Hay ciertas sentencias, inocentes prohibiciones que despiertan muchas veces el efecto contrario. Es como cuando el símbolo de silencio nos arrastra a una necesidad imperiosa e irracional de decirlo todo a gritos. Son pictogramas, alertas o frases escogidas, que todo el mundo conoce, pero que también desoye, porque se han acostumbrado a verlas o porque nunca les transmitió nada, no les comunicó la necesidad de “obedecer”, sino la de todo lo contrario.
Es de una intención incauta si nadie va ha hacer caso, que haya tantos diseñadores de símbolos para reciclar, para ser más cívicos, más honestos; breves locuciones para ajustar nuestra conciencia a los fundamentos más básicos de la convivencia, pero que fracasan desde sus inicios.

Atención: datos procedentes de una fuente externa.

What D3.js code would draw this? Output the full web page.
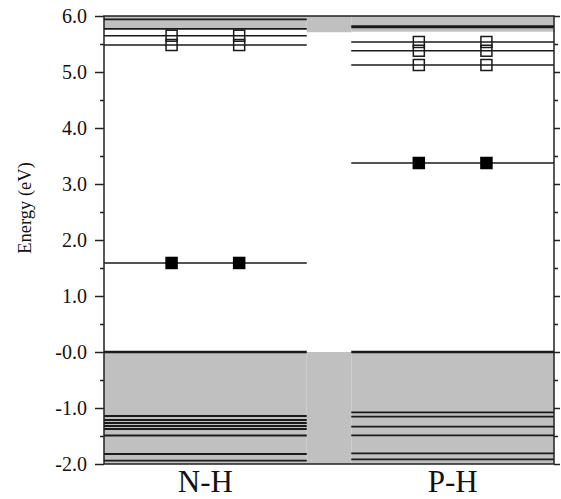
<!DOCTYPE html>
<html>
<head>
<meta charset="utf-8">
<script src="https://cdn.jsdelivr.net/npm/d3@7/dist/d3.min.js"></script>
<style>
  html, body { margin: 0; padding: 0; background: #fff; }
  svg { display: block; }
</style>
</head>
<body>
<svg id="chart" width="561" height="499"></svg>
<script>
// ---- data ----
const categories = ["N-H", "P-H"];
const yMajorTicks = [-2, -1, 0, 1, 2, 3, 4, 5, 6];
const yTickLabels = ["-2.0", "-1.0", "-0.0", "1.0", "2.0", "3.0", "4.0", "5.0", "6.0"];
const yMinorTicks = [-1.5, -0.5, 0.5, 1.5, 2.5, 3.5, 4.5, 5.5];

const vbTop = 0.0;                    // valence band maximum
const cbBottomNH = 5.77;              // conduction band edge, N-H
const cbBottomPH = 5.72;              // conduction band edge, P-H
const cbBottomGap = 5.71;             // bulk reference between panels

const vbLevelsNH = [-1.143, -1.214, -1.268, -1.321, -1.375, -1.491, -1.821, -1.938];
const vbLevelsPH = [-1.077, -1.155, -1.333, -1.488, -1.81, -1.917];
const cbLevelsNH = [5.94, 5.77];
const cbLevelsPH = [5.81];
const occupiedNH = [1.59];
const occupiedPH = [3.375];
const emptyNH = [5.648, 5.482];
const emptyPH = [5.536, 5.38, 5.125];

// ---- layout ----
const svg = d3.select("#chart");
const L = 104, R = 554, T = 16, B = 464;
const x = d3.scaleBand().domain(categories).range([L, R]).paddingInner(0.18).paddingOuter(0);
const y = d3.scaleLinear().domain([-2, 6]).range([B, T]);
const bw = x.bandwidth();
const serif = "'Liberation Serif','Times New Roman',Times,serif";
const gray = "#c0c0c0";
const ink = "#1a1a1a";

const panels = [
  { cat: "N-H", cb: cbBottomNH, vb: vbLevelsNH, cbl: cbLevelsNH, occ: occupiedNH, emp: emptyNH },
  { cat: "P-H", cb: cbBottomPH, vb: vbLevelsPH, cbl: cbLevelsPH, occ: occupiedPH, emp: emptyPH }
];

const g = svg.append("g");

// gap region bands (between panels)
const gapX0 = x("N-H") + bw, gapX1 = x("P-H");
g.append("rect").attr("x", gapX0).attr("width", gapX1 - gapX0)
  .attr("y", y(6)).attr("height", y(cbBottomGap) - y(6)).attr("fill", gray);
g.append("rect").attr("x", gapX0).attr("width", gapX1 - gapX0)
  .attr("y", y(vbTop)).attr("height", y(-2) - y(vbTop)).attr("fill", gray);

panels.forEach(p => {
  const x0 = x(p.cat), x1 = x0 + bw;
  // conduction band
  g.append("rect").attr("x", x0).attr("width", bw)
    .attr("y", y(6)).attr("height", y(p.cb) - y(6)).attr("fill", gray);
  // valence band
  g.append("rect").attr("x", x0).attr("width", bw)
    .attr("y", y(vbTop)).attr("height", y(-2) - y(vbTop)).attr("fill", gray);

  // VBM line
  g.append("line").attr("x1", x0).attr("x2", x1).attr("y1", y(vbTop)).attr("y2", y(vbTop))
    .attr("stroke", ink).attr("stroke-width", 2.4);

  // valence band levels
  g.selectAll(null).data(p.vb).enter().append("line")
    .attr("x1", x0).attr("x2", x1).attr("y1", d => y(d)).attr("y2", d => y(d))
    .attr("stroke", ink).attr("stroke-width", 1.8);

  // conduction band levels
  g.selectAll(null).data(p.cbl).enter().append("line")
    .attr("x1", x0).attr("x2", x1).attr("y1", d => y(d)).attr("y2", d => y(d))
    .attr("stroke", ink).attr("stroke-width", p.cat === "P-H" ? 3 : 1.6);

  // defect levels (lines)
  const defects = p.occ.concat(p.emp);
  g.selectAll(null).data(defects).enter().append("line")
    .attr("x1", x0).attr("x2", x1).attr("y1", d => y(d)).attr("y2", d => y(d))
    .attr("stroke", ink).attr("stroke-width", 1.5);

  const mx = [x0 + bw / 3, x0 + 2 * bw / 3];
  const s = 12.5;
  // occupied: filled squares
  p.occ.forEach(v => mx.forEach(cx => {
    g.append("rect").attr("x", cx - s / 2).attr("y", y(v) - s / 2)
      .attr("width", s).attr("height", s).attr("fill", "#000");
  }));
  // unoccupied: open squares
  p.emp.forEach(v => mx.forEach(cx => {
    g.append("rect").attr("x", cx - s / 2 + 0.75).attr("y", y(v) - s / 2 + 0.75)
      .attr("width", s - 1.5).attr("height", s - 1.5)
      .attr("fill", "none").attr("stroke", ink).attr("stroke-width", 1.5);
  }));
});

// ---- frame & axes ----
svg.append("rect").attr("x", L).attr("y", T).attr("width", R - L).attr("height", B - T)
  .attr("fill", "none").attr("stroke", "#222").attr("stroke-width", 1.5);

const leftMajor = d3.axisLeft(y).tickValues(yMajorTicks).tickSize(9).tickPadding(8)
  .tickFormat((d, i) => yTickLabels[i]);
const leftMinor = d3.axisLeft(y).tickValues(yMinorTicks).tickSize(4).tickFormat("");
const rightMajor = d3.axisRight(y).tickValues(yMajorTicks).tickSize(6).tickFormat("");
const rightMinor = d3.axisRight(y).tickValues(yMinorTicks).tickSize(4).tickFormat("");

function styleAxis(sel) {
  sel.attr("font-family", null).attr("font-size", null);
  sel.select(".domain").remove();
  sel.selectAll(".tick line").attr("stroke", "#222").attr("stroke-width", 1.5);
  sel.selectAll(".tick text").attr("fill", "#111")
    .style("font-family", serif).style("font-size", "20px");
}
svg.append("g").attr("transform", `translate(${L},0)`).call(leftMajor).call(styleAxis);
svg.append("g").attr("transform", `translate(${L},0)`).call(leftMinor).call(styleAxis);
svg.append("g").attr("transform", `translate(${R},0)`).call(rightMajor).call(styleAxis);
svg.append("g").attr("transform", `translate(${R},0)`).call(rightMinor).call(styleAxis);

// category labels
svg.selectAll(null).data(categories).enter().append("text")
  .attr("x", d => x(d) + bw / 2).attr("y", 492)
  .attr("text-anchor", "middle")
  .style("font-family", serif).style("font-size", "31px").attr("fill", "#111")
  .text(d => d);

// y label
svg.append("text")
  .attr("transform", `translate(31,${208}) rotate(-90)`)
  .attr("text-anchor", "middle")
  .style("font-family", serif).style("font-size", "18.5px").attr("fill", "#111")
  .text("Energy (eV)");
</script>
</body>
</html>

Por ejemplo: no es necesario escribirlo en una frase, pero mantener una conversación dentro de un coche con el motor en marcha durante más de una hora a las dos de la mañana, molesta, contamina y es un acto absolutamente innecesario e incívico. Dejar que el perro orine o defeque en la puerta de tu vecino sin hacer nada a respecto, abandonar las bolsas de basura en cualquier sitio menos en su lugar…, la lista sería muy larga y todos podemos aportar ejemplos.
Había una película de finales de los 90: «Algo pasa con Mary». Si nuestra sociedad actual, con su estrés y rutinas, sus decepciones, errores y esperanzas truncadas se llamara Mary, algo estaría pasando con nuestra sociedad, el entero sistema de cosas.
Ser incívico está de moda, tirar un papel en una papelera es antiguo y retrógrado, ahora lo normal es añadir cierta naturalidad al hecho de ensuciarlo todo.
Intentar que las cosas mejoren, puede que a veces nos haga sentir solos, es una paradoja absurda sobre el desgaste de las emociones, sobre el agotamiento que pesa sobre todos nosotros que intentamos aguantar a ese tipo de personas tóxicas y a quienes no les importa la ecología ni el bienestar de los demás, los protagonistas y también los responsables del envejecimiento de las ciudades.
Una vez me dijo un médico que sí que había personas buenas en el mundo, pero que las malas hacían más ruido. De todo esto se desprende que el esfuerzo porque las cosas mejoren no se debe delegar en los demás, sino que todos y cada uno de nosotros necesitamos implicarnos personalmente en ello. Nosotros somos los que debemos hacer el ruido, quizá convertido en clamor para que no se tiren los papeles al suelo, se respete a las personas mayores, no se destruya el medio ambiente o seamos capaces de identificar nuestra propia responsabilidad en el entorno en el que vivimos y nuestra esperanza de futuro.
Un reputado Instituto de Estudios Estratégicos publicó recientemente el resultado de sus investigaciones en materia de responsabilidad y valores cívicos:
“El sentido social de muchas actuaciones humanas se fundamenta en el hecho de que si la sociedad ha invertido en nosotros (con servicios públicos como educación, sanidad, infraestructuras, de seguridad y emergencias) no lo es sólo porque yo pago impuestos sino porque hay mucha gente que los paga. Toda la sociedad invierte en mi bienestar y en consecuencia es de justicia saber devolver a la sociedad lo que ésta ha hecho por mí”.

ESNOBISMO POPULAR

Hemos pasado de hablar por teléfono a hablar al teléfono. ¿Cuándo era?, ¿En los años cincuenta? El teléfono tenía separado el auricular del micrófono unidos por un cable transmisor. Quién lo diría, más de 50 años después y a pesar de disponer de la más moderna tecnología en comunicaciones, ahora le hablamos a nuestro Smartphone como si fuera uno de aquellos antiguos y primitivos dispositivos de hace casi 60 décadas.
Somos así de “especiales” y no nos importa que todo el mundo escuche y comparta nuestras “privadas” conversaciones.
A simple vista no somos nada más que otra persona del montón…, uno más que se ha dejado arrastrar por la vulgaridad, el esnobismo popular, tan efervescente como la espuma, como las modas y las canciones de verano.